Tucked high in the mist-veiled Dabie Mountains of western Anhui Province, a tea so rare that even many Chinese connoisseurs have never tasted it quietly preserves one of the most intricate crafts in the entire camellia-sinensis universe. Huoshan Huangya—literally “Yellow Buds of Huoshan”—is the living fossil of China’s yellow-tea family, a style that once commanded the same reverence as Dragon-Well or Bi-Luo-Chun during the Ming and early Qing dynasties. Today, with annual production hovering below three metric tons, each leaf is a time capsule of imperial taste, mountain terroir and a “sweating” process so delicate that a single impatient hour can turn potential gold into merely mediocre green.
History: from imperial tribute to near extinction
The first written record appears in 1602, when the Huoshan county gazetteer lists “huang cha” among items levied as tribute. By the Kangxi reign (1662-1722) the tea had earned the nickname “one tael of gold, one tael of tea” inside the Forbidden City. Caravans left the mountain in late April, reaching Beijing in ten days via post-horse relay so that the emperor could taste the spring’s first “yellow” before the Dragon-Boat Festival. The 19th century brought turmoil: the Taiping rebellion severed trade routes, and British Indian black teas captured the court’s fancy. By 1949 only three ageing masters still knew the full men-huang (sealed yellowing) protocol. A state-led revival in 1972 saved the cultivar, yet true Huoshan Huangya remains micro-batch, harvested exclusively from a 600-hectare core zone above 500 m in the Jinji mountain cluster.
Terroir & cultivar: why the mountain gives yellow
The Dabie range acts as a climatic gate, trapping humid air from the Yangtze floodplain and forcing it upward; average fog cover exceeds 220 days a year.

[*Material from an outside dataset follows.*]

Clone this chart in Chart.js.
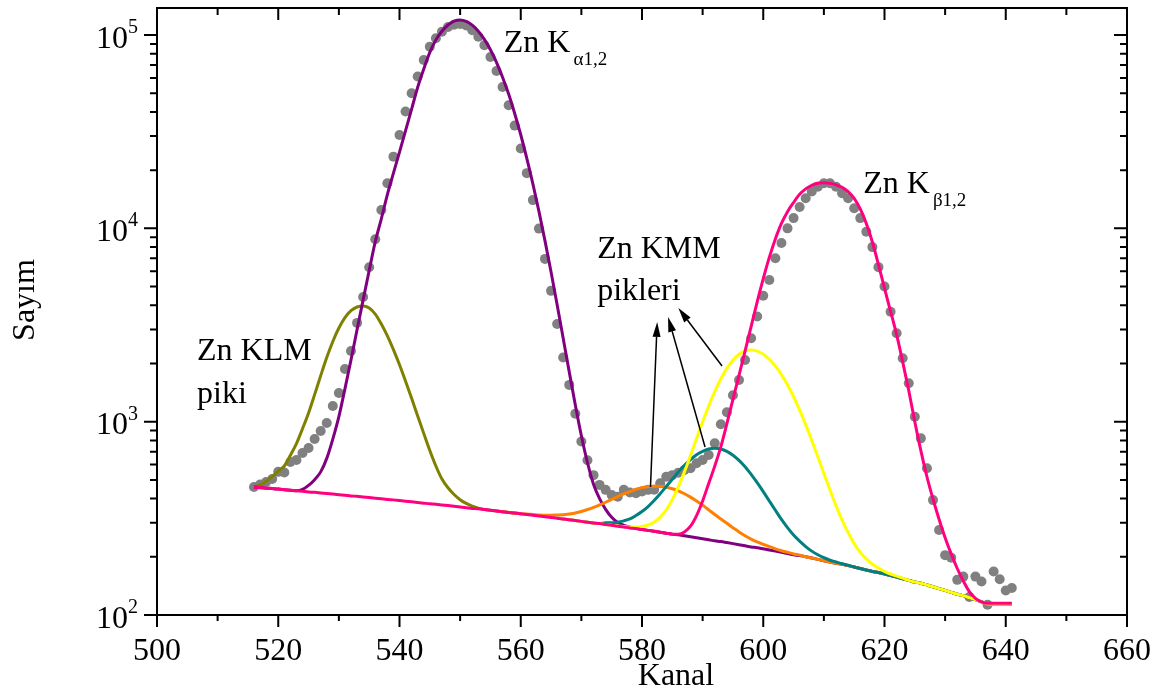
<!DOCTYPE html>
<html>
<head>
<meta charset="utf-8">
<script src="https://cdn.jsdelivr.net/npm/chart.js@4.4.1/dist/chart.umd.min.js"></script>
<style>
  html, body { margin: 0; padding: 0; background: #fff; }
</style>
</head>
<body>
<canvas id="spectrum" width="1165" height="696"></canvas>

<script type="text/javascript">
    // measured counts, one point per channel starting at channel 516
    const firstChannel = 516;
    const measured = [
        459, 473, 487, 505, 550, 546, 619, 634, 689, 731,
        813, 895, 985, 1205, 1407, 1874, 2323, 3243, 4418, 6295,
        8790, 12450, 17100, 23500, 30400, 40200, 50000, 61000, 74300, 87100,
        96200, 104000, 110000, 113000, 114000, 112000, 106000, 98000, 88500, 77000,
        65200, 53800, 43300, 34000, 25900, 19300, 14000, 9970, 6950, 4750,
        3200, 2150, 1550, 1100, 790, 632, 529, 471, 444, 418,
        409, 444, 430, 427, 435, 444, 445, 480, 519, 529,
        545, 562, 574, 609, 634, 673, 773, 970, 1120, 1370,
        1643, 2085, 2700, 3500, 4480, 5410, 7000, 8400, 10000, 11300,
        12900, 14300, 15500, 16400, 17100, 17100, 16400, 15200, 14300, 12700,
        11300, 9600, 8000, 6300, 5000, 3700, 2870, 2130, 1580, 1060,
        820, 574, 393, 275, 204, 198, 152, 158, 124, 158,
        149, 113, 168, 153, 134, 138
    ];

    // fitted components (each already sits on the linear background)
    const kaStart = 516;   // Zn K alpha 1,2
    const kaFit = [
        459, 456, 453, 451, 448, 445, 442, 439, 446, 468,
        501, 550, 646, 813, 1062, 1479, 2089, 2992, 4266, 6053,
        8511, 11200, 14960, 19300, 24800, 32000, 41400, 53700, 66800, 81300,
        94400, 104700, 112700, 118000, 119700, 117600, 112500, 104700, 95000, 84000,
        72300, 60500, 49500, 39300, 30500, 23000, 17000, 12250, 8620, 5950,
        4030, 2700, 1810, 1220, 846, 615, 475, 400, 352, 320,
        301, 291, 285, 280, 277, 274, 271, 268, 265, 262,
        260, 257, 254, 251, 248, 245, 242, 240, 237, 234,
        231, 228, 225, 223, 220, 217, 214, 211, 208, 205,
        203, 200, 197, 194, 191, 188, 185, 183, 180, 177,
        174, 171, 168, 166, 163, 160, 157, 154, 151, 148,
        146, 143, 140, 137, 134, 131, 128, 126, 123, 120,
        117, 114, 114, 114, 114, 114
    ];

    const klmStart = 516;  // Zn KLM satellite
    const klmFit = [
        459, 470, 490, 520, 555, 590, 670, 770, 920, 1110,
        1380, 1730, 2150, 2600, 3050, 3450, 3750, 3920, 3970, 3870,
        3600, 3200, 2780, 2360, 1970, 1620, 1320, 1070, 870, 710,
        590, 505, 455, 420, 395, 378, 366, 357, 351, 348,
        345, 342, 339, 337, 334
    ];

    const kmm1Start = 556; // Zn KMM, first line
    const kmm1Fit = [
        345, 342, 339, 337, 334, 333, 331, 329, 328, 328,
        329, 330, 333, 337, 343, 351, 360, 371, 383, 396,
        410, 423, 435, 447, 456, 462, 464, 463, 458, 450,
        439, 424, 407, 389, 370, 350, 331, 314, 298, 283,
        269, 257, 247, 239, 232, 226, 220, 215, 211, 207,
        204, 200, 197, 194, 191, 188, 185, 183, 180, 177,
        174, 171, 168, 166, 163, 160, 157, 154, 151, 148,
        146, 143, 140, 137, 134, 131, 128, 126, 123, 120,
        117, 114, 114, 114, 114, 114
    ];

    const kmm2Start = 566; // Zn KMM, second line
    const kmm2Fit = [
        317, 314, 311, 308, 305, 302, 299, 297, 300, 300,
        302, 307, 314, 327, 343, 364, 391, 424, 462, 504,
        550, 595, 637, 675, 703, 722, 728, 722, 702, 671,
        631, 585, 534, 484, 435, 389, 348, 312, 283, 259,
        241, 226, 214, 205, 198, 192, 188, 184, 181, 177,
        174, 171, 168, 166, 163, 160, 157, 154, 151, 148,
        146, 143, 140, 137, 134, 131, 128, 126, 123, 120,
        117, 114, 114, 114, 114, 114
    ];

    const kmm3Start = 566; // Zn KMM, third line
    const kmm3Fit = [
        317, 314, 311, 308, 305, 302, 299, 297, 294, 291,
        289, 287, 285, 285, 287, 292, 302, 321, 350, 395,
        461, 550, 669, 819, 999, 1206, 1432, 1664, 1886, 2081,
        2232, 2325, 2350, 2316, 2233, 2104, 1941, 1752, 1551, 1346,
        1148, 965, 800, 658, 540, 444, 368, 310, 267, 234,
        211, 195, 183, 175, 168, 163, 159, 155, 151, 148,
        146, 143, 140, 137, 134, 131, 128, 126, 123, 120,
        117, 114, 114, 114, 114, 114
    ];

    const kbStart = 516;   // Zn K beta 1,2
    const kbFit = [
        459, 456, 453, 451, 448, 445, 442, 439, 436, 433,
        431, 428, 425, 422, 419, 416, 413, 411, 408, 405,
        402, 399, 396, 394, 391, 388, 385, 382, 379, 376,
        374, 371, 368, 365, 362, 359, 356, 354, 351, 348,
        345, 342, 339, 337, 334, 331, 328, 325, 322, 319,
        317, 314, 311, 308, 305, 302, 299, 297, 294, 291,
        288, 285, 282, 280, 277, 274, 271, 268, 265, 262,
        262, 269, 288, 327, 389, 479, 589, 741, 977, 1303,
        1738, 2317, 3105, 4169, 5495, 7079, 8810, 10600, 12200, 13600,
        15000, 16000, 16700, 17100, 17200, 17100, 16800, 16300, 15500, 14300,
        12600, 10600, 8500, 6500, 4900, 3720, 2820, 2040, 1450, 1000,
        708, 519, 398, 313, 251, 207, 174, 150, 132, 122,
        117, 115, 115, 115, 115, 115
    ];

    // axis ticks
    const xTicks = [500, 520, 540, 560, 580, 600, 620, 640, 660];
    const yTicks = [100, 1000, 10000, 100000];

    // text labels placed at (channel, count)
    const labels = [
        {x: 557.2, y: 81800, text: 'Zn K', sub: 'α1,2'},
        {x: 616.5, y: 15200, text: 'Zn K', sub: 'β1,2'},
        {x: 572.6, y: 7030, text: 'Zn KMM'},
        {x: 572.6, y: 4266, text: 'pikleri'},
        {x: 506.6, y: 2085, text: 'Zn KLM'},
        {x: 506.6, y: 1250, text: 'piki'}
    ];
    // arrows from each KMM peak up to the label, [channel, count]
    const arrows = [
        {from: [581.4, 459], to: [582.5, 3281]},
        {from: [590.4, 740], to: [584.3, 3484]},
        {from: [593.2, 1942], to: [586.0, 3873]}
    ];

    const SERIF = '"Liberation Serif", "Times New Roman", serif';

    function points(start, values) {
        return values.map((v, i) => ({x: start + i, y: v}));
    }

    function fitLine(start, values, color) {
        return {
            data: points(start, values),
            borderColor: color,
            borderWidth: 3,
            pointRadius: 0,
            fill: false,
            cubicInterpolationMode: 'monotone'
        };
    }

    const decorations = {
        id: 'decorations',
        afterDraw(chart) {
            const ctx = chart.ctx;
            const a = chart.chartArea;
            const xs = chart.scales.x;
            const ys = chart.scales.y;
            ctx.save();
            ctx.strokeStyle = '#000';
            ctx.fillStyle = '#000';
            ctx.lineWidth = 2;
            ctx.strokeRect(a.left, a.top, a.right - a.left, a.bottom - a.top);

            // x ticks: majors from xTicks, minors half way between
            ctx.beginPath();
            xTicks.forEach((v, i) => {
                const px = xs.getPixelForValue(v);
                ctx.moveTo(px, a.bottom); ctx.lineTo(px, a.bottom + 12);
                ctx.moveTo(px, a.top); ctx.lineTo(px, a.top + 12);
                if (i < xTicks.length - 1) {
                    const pm = xs.getPixelForValue((v + xTicks[i + 1]) / 2);
                    ctx.moveTo(pm, a.bottom); ctx.lineTo(pm, a.bottom + 6);
                    ctx.moveTo(pm, a.top); ctx.lineTo(pm, a.top + 7);
                }
            });
            // y ticks: decades and 2..9 minors
            yTicks.forEach(v => {
                for (let k = 1; k <= 9; k++) {
                    const val = v * k;
                    if (val > ys.max) break;
                    const py = ys.getPixelForValue(val);
                    const len = k === 1 ? 13 : 7;
                    ctx.moveTo(a.left, py); ctx.lineTo(a.left - len, py);
                    ctx.moveTo(a.right, py); ctx.lineTo(a.right - len, py);
                }
            });
            ctx.stroke();

            // tick labels
            ctx.font = '32px ' + SERIF;
            ctx.textAlign = 'center';
            ctx.textBaseline = 'alphabetic';
            xTicks.forEach(v => {
                ctx.fillText(String(v), xs.getPixelForValue(v), a.bottom + 45);
            });
            yTicks.forEach(v => {
                const py = ys.getPixelForValue(v);
                const exp = String(Math.round(Math.log10(v)));
                ctx.font = '32px ' + SERIF;
                ctx.textAlign = 'right';
                ctx.fillText('10', a.left - 29, py + 12.5);
                ctx.font = '20px ' + SERIF;
                ctx.textAlign = 'left';
                ctx.fillText(exp, a.left - 29, py - 2);
            });

            // axis titles
            ctx.font = '32px ' + SERIF;
            ctx.textAlign = 'center';
            ctx.fillText('Kanal', 676, 685);
            ctx.save();
            ctx.translate(34, 300);
            ctx.rotate(-Math.PI / 2);
            ctx.fillText('Sayım', 0, 0);
            ctx.restore();

            // peak labels
            labels.forEach(l => {
                const px = xs.getPixelForValue(l.x);
                const py = ys.getPixelForValue(l.y);
                ctx.font = '32px ' + SERIF;
                ctx.textAlign = 'left';
                ctx.fillText(l.text, px, py);
                if (l.sub) {
                    const w = ctx.measureText(l.text).width;
                    ctx.font = '19px ' + SERIF;
                    ctx.fillText(l.sub, px + w + 3, py + 13);
                }
            });

            // arrows
            ctx.lineWidth = 1.5;
            arrows.forEach(ar => {
                const x0 = xs.getPixelForValue(ar.from[0]);
                const y0 = ys.getPixelForValue(ar.from[1]);
                const x1 = xs.getPixelForValue(ar.to[0]);
                const y1 = ys.getPixelForValue(ar.to[1]);
                const ang = Math.atan2(y1 - y0, x1 - x0);
                const head = 15, half = 4;
                const bx = x1 - head * Math.cos(ang);
                const by = y1 - head * Math.sin(ang);
                ctx.beginPath();
                ctx.moveTo(x0, y0);
                ctx.lineTo(bx, by);
                ctx.stroke();
                ctx.beginPath();
                ctx.moveTo(x1, y1);
                ctx.lineTo(bx + half * Math.sin(ang), by - half * Math.cos(ang));
                ctx.lineTo(bx - half * Math.sin(ang), by + half * Math.cos(ang));
                ctx.closePath();
                ctx.fill();
            });
            ctx.restore();
        }
    };

    // first dataset is drawn on top
    new Chart(document.getElementById('spectrum'), {
        type: 'line',
        data: {
            datasets: [
                fitLine(kbStart, kbFit, '#FF0080'),
                fitLine(kmm3Start, kmm3Fit, '#FFFF00'),
                fitLine(kmm2Start, kmm2Fit, '#008080'),
                fitLine(kmm1Start, kmm1Fit, '#FF8000'),
                fitLine(kaStart, kaFit, '#800080'),
                fitLine(klmStart, klmFit, '#808000'),
                {
                    data: points(firstChannel, measured),
                    showLine: false,
                    pointRadius: 5,
                    pointBackgroundColor: '#808080',
                    pointBorderWidth: 0,
                    borderColor: '#808080'
                }
            ]
        },
        options: {
            responsive: false,
            animation: false,
            devicePixelRatio: 1,
            events: [],
            layout: { padding: { left: 157, right: 38, top: 8, bottom: 81 } },
            scales: {
                x: { type: 'linear', min: 500, max: 660, display: false },
                y: { type: 'logarithmic', min: 100, max: 138000, display: false }
            },
            plugins: {
                legend: { display: false },
                tooltip: { enabled: false }
            }
        },
        plugins: [decorations]
    });
</script>
</body>
</html>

The local small-leaf landrace, dubbed “Huoshan early-sprout,” has evolved unusually high levels of glutamic acid and a low catechin-to-polyphenol ratio, precursors to the honeyed umami later coaxed out by yellowing. Soils are Phyllite-derived, slightly acidic (pH 5.2) and laced with selenium leached from ancient granite intrusions—trace elements that tighten the bud’s cell walls and slow oxidation, buying the processor precious hours during the critical sweating stage.
Plucking calendar: the three golden thresholds
Only the spear-shaped bud plus its first unfolding leaf are taken, and only for ten mornings after Qingming (early April) when the bud length reaches 15–20 mm. Workers wear thin cotton gloves to avoid fingerprint bruises; baskets are lined with fresh bamboo leaves to buffer heat. A seasoned picker gathers barely 400 g per hour, meaning a finished kilo of dry Huangya represents 32,000 individual plucks.
Craft: the art of “men huang” – letting the leaf suffocate in its own warmth
Yellow tea’s identity rests on an extra micro-fermentation inserted between kill-green and shaping. In Huoshan this step is called men huang—literally “sealed yellowing”—and it is danced across three nights.
Day 1, late afternoon: sha qing (kill-green)
Buds are tumble-tossed in bamboo-drum roasters at 140 °C for 3.5 minutes, just enough to denature polyphenol oxidase while preserving a 12 % residual moisture. The leaves emerge jade-green at the edges, still pearl-white at the stem.
Night 1: primary men huang
The warm leaf is immediately piled 15 cm deep inside square cedar boxes lined with wet cotton cloth. Temperature is allowed to climb to 38 °C under its own respiration; every 45 minutes the pile is gently turned to redistribute heat and CO₂. During this 8-hour rest chlorophyll slowly degrades into pheophytin, catechins dimerise into theaflavins, and a faint maillard note of toasted pumpkin seed appears.
Day 2: rough rolling & second roasting
A 15-minute light rolling sets the curl, followed by a 60 °C second roast that reduces moisture to 8 %. The leaf now shows the first true yellow streaks along the central vein.